Méthodologie de suivi des altérations

Schéma : Instrumentation de la face sud-est de la flèche, crédit : Adèle Cormier
Schéma : Instrumentation de la face sud-est de la flèche, crédit : Adèle Cormier

L’étude portera sur les grès de la flèche, avec une collecte de données sur deux ou trois expositions différentes des façades.
Un suivi climatique continu sera assuré grâce à un réseau de capteurs et de sondes : pluviomètres, anémomètres et hygromètres afin de mesurer avec précision l’humidité relative, la température, la teneur en dioxyde de carbone, associé aux données météorologiques satellitaires.

Tous les trois à six mois, des relevés par imagerie (lumière directe, rasante, fluorescence UV, infrarouge) et par caméra thermique ainsi que des analyses chimiques pour déterminer notamment les teneurs en eau et en sels solubles, viendront compléter ce suivi.
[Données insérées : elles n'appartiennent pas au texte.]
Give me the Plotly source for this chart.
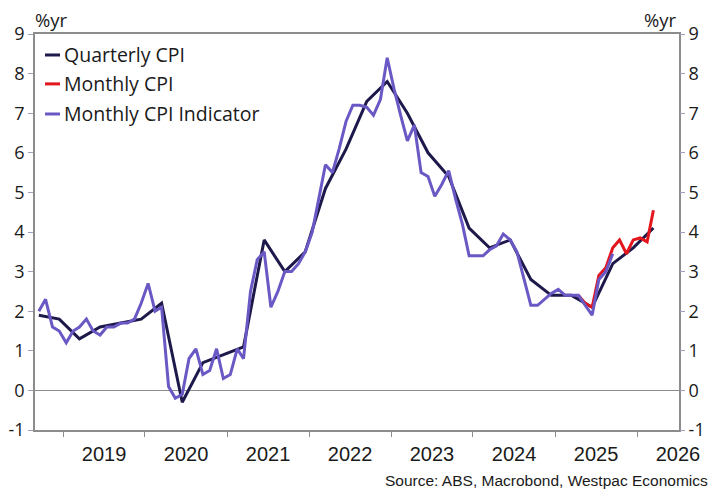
import pandas as pd
import plotly.graph_objects as go

# Quarterly CPI, year-ended % (quarter-end months Sep 2018 .. Mar 2026)
quarterly_start = "2018-09"
quarterly_cpi = [1.9, 1.8, 1.3, 1.6, 1.7, 1.8, 2.2, -0.3, 0.7, 0.9, 1.1, 3.8,
                 3.0, 3.5, 5.1, 6.1, 7.3, 7.8, 7.0, 6.0, 5.4, 4.1, 3.6, 3.8,
                 2.8, 2.4, 2.4, 2.1, 3.2, 3.6, 4.1]

# Monthly CPI (complete), Apr 2025 .. Mar 2026
monthly_start = "2025-04"
monthly_cpi = [2.4, 2.2, 2.1, 2.9, 3.1, 3.6, 3.8, 3.45, 3.8, 3.85, 3.75, 4.55]

# Monthly CPI Indicator, Sep 2018 .. Sep 2025
indicator_start = "2018-09"
monthly_indicator = [
    2.0, 2.3, 1.6, 1.5,
    1.2, 1.5, 1.6, 1.8, 1.5, 1.4, 1.6, 1.6, 1.7, 1.7, 1.8, 2.2,
    2.7, 2.0, 2.1, 0.1, -0.2, -0.1, 0.8, 1.05, 0.4, 0.5, 1.05, 0.3,
    0.4, 1.05, 0.8, 2.5, 3.3, 3.5, 2.1, 2.5, 3.0, 3.0, 3.2, 3.5,
    4.0, 4.9, 5.7, 5.5, 6.1, 6.8, 7.2, 7.2, 7.15, 6.95, 7.35, 8.4,
    7.6, 6.9, 6.3, 6.7, 5.5, 5.4, 4.9, 5.2, 5.55, 4.85, 4.2, 3.4,
    3.4, 3.4, 3.55, 3.65, 3.95, 3.8, 3.5, 2.8, 2.15, 2.15, 2.3, 2.45,
    2.55, 2.4, 2.4, 2.4, 2.15, 1.9, 2.8, 3.0, 3.45]

series_names = ["Quarterly CPI", "Monthly CPI", "Monthly CPI Indicator"]
series_colors = ["#1d1a4b", "#e3151d", "#6a58c4"]
y_ticks = list(range(-1, 10))
y_ticktext = [str(v) for v in y_ticks]


def month_dates(start, n, step=1):
    p = pd.Period(start, freq="M")
    return [(p + i * step).to_timestamp() + pd.Timedelta(days=14) for i in range(n)]


q_dates = month_dates(quarterly_start, len(quarterly_cpi), 3)
m_dates = month_dates(monthly_start, len(monthly_cpi))
i_dates = month_dates(indicator_start, len(monthly_indicator))

fig = go.Figure()
for name, xs, ys, col in zip(series_names,
                              [q_dates, m_dates, i_dates],
                              [quarterly_cpi, monthly_cpi, monthly_indicator],
                              series_colors):
    fig.add_trace(go.Scatter(x=xs, y=ys, mode="lines", name=name,
                             showlegend=False,
                             line=dict(color=col, width=3)))

# invisible trace to drive right axis
fig.add_trace(go.Scatter(x=[q_dates[0]], y=[0], yaxis="y2", mode="lines",
                         showlegend=False, hoverinfo="skip",
                         line=dict(color="rgba(0,0,0,0)")))

lab_font = dict(family="Open Sans, Noto Sans, sans-serif", size=18, color="#1a1a1a")
leg_font = dict(family="Open Sans, Noto Sans, sans-serif", size=19.5, color="#1a1a1a")
unit_font = dict(family="Open Sans, Noto Sans, sans-serif", size=18.5, color="#1a1a1a")
narrow_font = dict(family="Liberation Sans, Arial, sans-serif", size=20, color="#1a1a1a")
axis_grey = "#8c8c8c"

# legend drawn as line samples + text
legend_y = [0.947, 0.874, 0.798]
shapes = []
annotations = []
for name, col, ly in zip(series_names, series_colors, legend_y):
    shapes.append(dict(type="line", xref="paper", yref="paper",
                       x0=0.0155, x1=0.0388, y0=ly, y1=ly,
                       line=dict(color=col, width=3)))
    annotations.append(dict(text=name, xref="paper", yref="paper",
                            x=0.0425, y=ly, xanchor="left", yanchor="middle",
                            showarrow=False, font=leg_font))

annotations += [
    dict(text="%yr", xref="paper", yref="paper", x=-0.003, y=1.0,
         xanchor="left", yanchor="bottom", yshift=0, showarrow=False,
         font=unit_font),
    dict(text="%yr", xref="paper", yref="paper", x=1.0, y=1.0,
         xanchor="right", yanchor="bottom", yshift=0, showarrow=False,
         font=unit_font),
    dict(text="Source: ABS, Macrobond, Westpac Economics",
         xref="paper", yref="paper", x=1.048, y=-0.1,
         xanchor="right", yanchor="top", showarrow=False,
         font=dict(family="Liberation Sans, Arial, sans-serif",
                   size=15.5, color="#1a1a1a")),
]

# page body adds an 8px offset, so the figure is 8px smaller on each axis
fig.update_layout(
    width=712, height=486,
    margin=dict(l=27, r=41, t=26, b=64),
    paper_bgcolor="white", plot_bgcolor="white",
    showlegend=False,
    xaxis=dict(type="date", automargin=False,
               range=["2018-08-29", "2026-07-07"],
               tick0="2019-01-01", dtick="M12",
               ticklabelmode="period", tickformat="%Y",
               ticks="outside", ticklen=5, tickcolor=axis_grey,
               showgrid=False, zeroline=False,
               showline=True, linecolor=axis_grey, linewidth=1.5, mirror=True,
               tickfont=narrow_font),
    yaxis=dict(range=[-1, 9], tickvals=y_ticks, ticktext=y_ticktext,
               automargin=False,
               ticks="outside", ticklen=5, tickcolor="#a0a0c0",
               showgrid=False, zeroline=True, zerolinecolor="#8c8c8c",
               zerolinewidth=1,
               showline=True, linecolor=axis_grey, linewidth=1.5, mirror=True,
               tickfont=lab_font),
    yaxis2=dict(range=[-1, 9], tickvals=y_ticks, ticktext=y_ticktext,
                overlaying="y", side="right", automargin=False,
                ticks="outside", ticklen=5, tickcolor="#a0a0c0",
                showgrid=False, zeroline=False, showline=False,
                tickfont=lab_font),
    shapes=shapes,
    annotations=annotations,
)

fig.write_html("out.html")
Cette approche multimodales (photographies, spectres, analyses chimiques, cartographies, etc.) conjuguée à l’intelligence artificielle et à une expertise pluridisciplinaire, permettra de dresser un état des lieux exhaustif des pathologies des grès de la flèche de la cathédrale, et de proposer un modèle prédictif des altérations futures.

Les partenaires du projet doctoral

  • Doctorat CIFRE au sein du laboratoire EPITOPOS et de l’école doctorale de Paris Cergy.
  • Adèle Cormier, doctorante diplômée en chimie des matériaux du patrimoine à l’ENSCP (École Nationale Supérieure de Chimie de Paris).
  • Partenaires du projet : ETIS (Équipe Traitement de l’information et système) Cergy Paris Université, C2RMF (Centre de Recherche et de Restauration des Musées de France), CICRP (Centre Interdisciplinaire de Conservation et de Restauration du Patrimoine), MESCLA Patrimoine, Fondation des sciences du patrimoine.
  • Accompagnement spécifique pour la cathédrale de Strasbourg : Fondation de l’Œuvre Notre-Dame – Atelier de conservation, DRAC Grand Est et UDAP du Bas-Rhin.

Ce projet novateur, représente une formidable opportunité pour repousser les frontières des connaissances. Les avancées et les résultats des travaux d’Adèle Cormier et de l’équipe pluridisciplinaire seront partagés ici, sur le blog, tout au long des trois années que durera sa thèse doctorale.